Paris Fashion Week: John Galliano's New Mutiny Fragrance Aims to Be Calvin Klein CK One for Today
The designer unveiled his first scent at Maison Margiela during Paris Fashion Week on Wednesday, with some help from Sasha Lane, Willow Smith and others.
John Galliano, fashion’s onetime enfant terrible, who was famously caught on a camera phone shouting anti-Semitic slurs that led to his firing at Dior and a stint in rehab for alcohol addiction, revealed a new Mutiny fragrance and #MyMutiny social media campaign during his Maison Margiela runway show on Wednesday at Paris Fashion Week. The message? To sell the “essence of change,” while promoting tolerance (yes, there's irony in that) and an end to gender stereotyping with this deep thought: “There is no such thing as normal.”
Guests arrived to see a film by Fabien Baron projected on the walls featuring actresses Sasha Lane, Willow Smith and trans model Teddy Quinlivan among others, sharing candid thoughts about redefining beauty, living authentically and not allowing your appearance to define your femininity. (In the latest installation of the Margiela brand’s In the Memory Of podcast series, Galliano reveals the story behind his new genderless approach, and that social media influencers and pop culture figures are his inspirations.)
For Galliano’s first unisex collection, the clothes on the runway were worn by gender-bending models of all kinds — with finger waves, wearing granny hats, sheer lingerie layers, latex pants and skirts, all of them looking a bit like club kids vogueing on a catwalk.

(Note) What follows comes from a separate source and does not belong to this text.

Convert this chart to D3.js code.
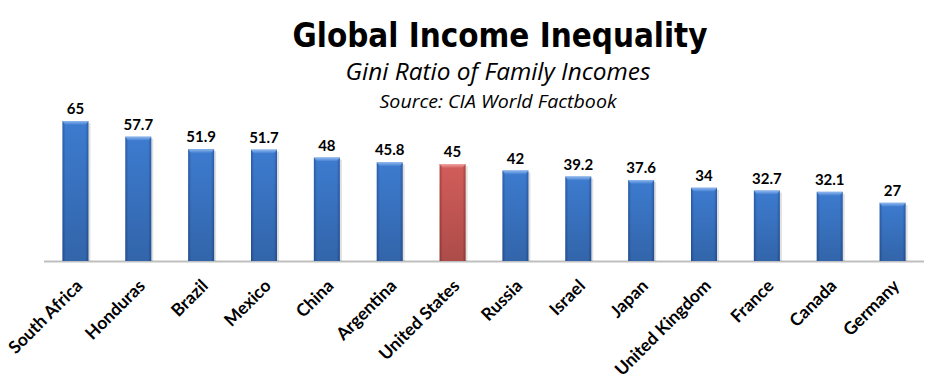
<!DOCTYPE html>
<html>
<head>
<meta charset="utf-8">
<script src="https://cdn.jsdelivr.net/npm/d3@7"></script>
<style>
  body { margin: 0; background: #fff; }
  svg { display: block; }
</style>
</head>
<body>
<svg id="svg" width="938" height="386"></svg>
<script>
// 数据
const countries = ["South Africa", "Honduras", "Brazil", "Mexico", "China", "Argentina",
  "United States", "Russia", "Israel", "Japan", "United Kingdom", "France", "Canada", "Germany"];
const gini = [65, 57.7, 51.9, 51.7, 48, 45.8, 45, 42, 39.2, 37.6, 34, 32.7, 32.1, 27];
const highlight = "United States";

const left = 44, right = 924, baseY = 261;

const svg = d3.select("#svg");
const defs = svg.append("defs");

// 渐变：蓝色 / 红色，带斜面效果
function makeGrad(id, dark, mid, light) {
  const gh = defs.append("linearGradient").attr("id", id + "-h")
    .attr("x1", 0).attr("x2", 1).attr("y1", 0).attr("y2", 0);
  gh.append("stop").attr("offset", 0).attr("stop-color", dark);
  gh.append("stop").attr("offset", 0.12).attr("stop-color", mid);
  gh.append("stop").attr("offset", 0.88).attr("stop-color", mid);
  gh.append("stop").attr("offset", 1).attr("stop-color", dark);
  const gv = defs.append("linearGradient").attr("id", id + "-v")
    .attr("x1", 0).attr("x2", 0).attr("y1", 0).attr("y2", 1);
  gv.append("stop").attr("offset", 0).attr("stop-color", "#000").attr("stop-opacity", 0);
  gv.append("stop").attr("offset", 1).attr("stop-color", "#000").attr("stop-opacity", 0.18);
  const gt = defs.append("linearGradient").attr("id", id + "-t")
    .attr("x1", 0).attr("x2", 0).attr("y1", 0).attr("y2", 1);
  gt.append("stop").attr("offset", 0).attr("stop-color", light);
  gt.append("stop").attr("offset", 1).attr("stop-color", mid);
}
makeGrad("blue", "#2a5ca8", "#3d7bcf", "#8fb8ee");
makeGrad("red", "#a8403d", "#d25d5a", "#f0a5a2");

const x = d3.scaleBand().domain(countries).range([left, right]).paddingInner(0.586).paddingOuter(0.293);
const y = d3.scaleLinear().domain([0, 70]).range([baseY, baseY - 70 * 2.154]);

// 基线
svg.append("line")
  .attr("x1", left).attr("x2", right)
  .attr("y1", baseY + 0.5).attr("y2", baseY + 0.5)
  .attr("stroke", "#bfbfbf").attr("stroke-width", 2);

const bars = svg.append("g");
countries.forEach((c, i) => {
  const v = gini[i];
  const id = c === highlight ? "red" : "blue";
  const bx = x(c), bw = x.bandwidth(), by = y(v), bh = baseY - y(v);
  // 阴影
  bars.append("rect")
    .attr("x", bx + 2).attr("y", by + 2).attr("width", bw).attr("height", bh - 2)
    .attr("fill", "#000").attr("opacity", 0.12);
  bars.append("rect")
    .attr("x", bx).attr("y", by).attr("width", bw).attr("height", bh)
    .attr("fill", `url(#${id}-h)`);
  bars.append("rect")
    .attr("x", bx).attr("y", by).attr("width", bw).attr("height", bh)
    .attr("fill", `url(#${id}-v)`);
  // 顶部斜面
  bars.append("path")
    .attr("d", `M${bx},${by} L${bx + bw},${by} L${bx + bw - 3},${by + 4} L${bx + 3},${by + 4} Z`)
    .attr("fill", `url(#${id}-t)`);
  // 数值
  svg.append("text")
    .attr("x", bx + bw / 2).attr("y", by - 7)
    .attr("text-anchor", "middle")
    .style("font-family", "Lato, 'Open Sans', sans-serif")
    .style("font-weight", "bold").style("font-size", "15px")
    .text(v);
});

// 类别标签
countries.forEach(c => {
  const cx = x(c) + x.bandwidth() / 2;
  svg.append("text")
    .attr("transform", `translate(${cx + 8},${baseY + 26}) rotate(-45)`)
    .attr("text-anchor", "end")
    .style("font-family", "Lato, 'Open Sans', sans-serif")
    .style("font-weight", "bold").style("font-size", "17.5px")
    .text(c);
});

// 标题
svg.append("text")
  .attr("x", 500).attr("y", 47)
  .attr("text-anchor", "middle")
  .attr("textLength", 415).attr("lengthAdjust", "spacingAndGlyphs")
  .style("font-family", "'DejaVu Sans', sans-serif")
  .style("font-weight", "bold").style("font-size", "33px")
  .text("Global Income Inequality");
svg.append("text")
  .attr("x", 498).attr("y", 80)
  .attr("text-anchor", "middle")
  .attr("textLength", 305).attr("lengthAdjust", "spacingAndGlyphs")
  .style("font-family", "'Open Sans', sans-serif")
  .style("font-style", "italic").style("font-size", "23px")
  .text("Gini Ratio of Family Incomes");
svg.append("text")
  .attr("x", 498).attr("y", 108)
  .attr("text-anchor", "middle")
  .attr("textLength", 237).attr("lengthAdjust", "spacingAndGlyphs")
  .style("font-family", "'Open Sans', sans-serif")
  .style("font-style", "italic").style("font-size", "18px")
  .text("Source: CIA World Factbook");
</script>
</body>
</html>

The designer's deconstructed silhouettes are always brilliantly mutinous themselves, this season with suiting fabric blazers, capes and coats ripping at the seams, gold brocade frills worn belted to bare torsos like modern corsets, and tea dresses spliced and diced. The brand’s signature pillow-like handbags, techie rucksacks and headphones added to the maison’s more commercial offerings. And that's not where it ended.
After the show, when guests exited onto Avenue President Wilson, they encountered a bus parked out front of the Grand Palais with a giant screen aloft, beaming the branded campaign, guerilla-style, to hundreds of passersby on the street.
No idea what Mutiny actually smells like (samples were not forthcoming), but I imagine Galliano and his bosses are hoping it will become the Gen Z version of Calvin Klein's revolutionary CK One fragrance of the '90s, which itself was marketed through street art campaigns, Times Square billboards and more.
Smells like success to me.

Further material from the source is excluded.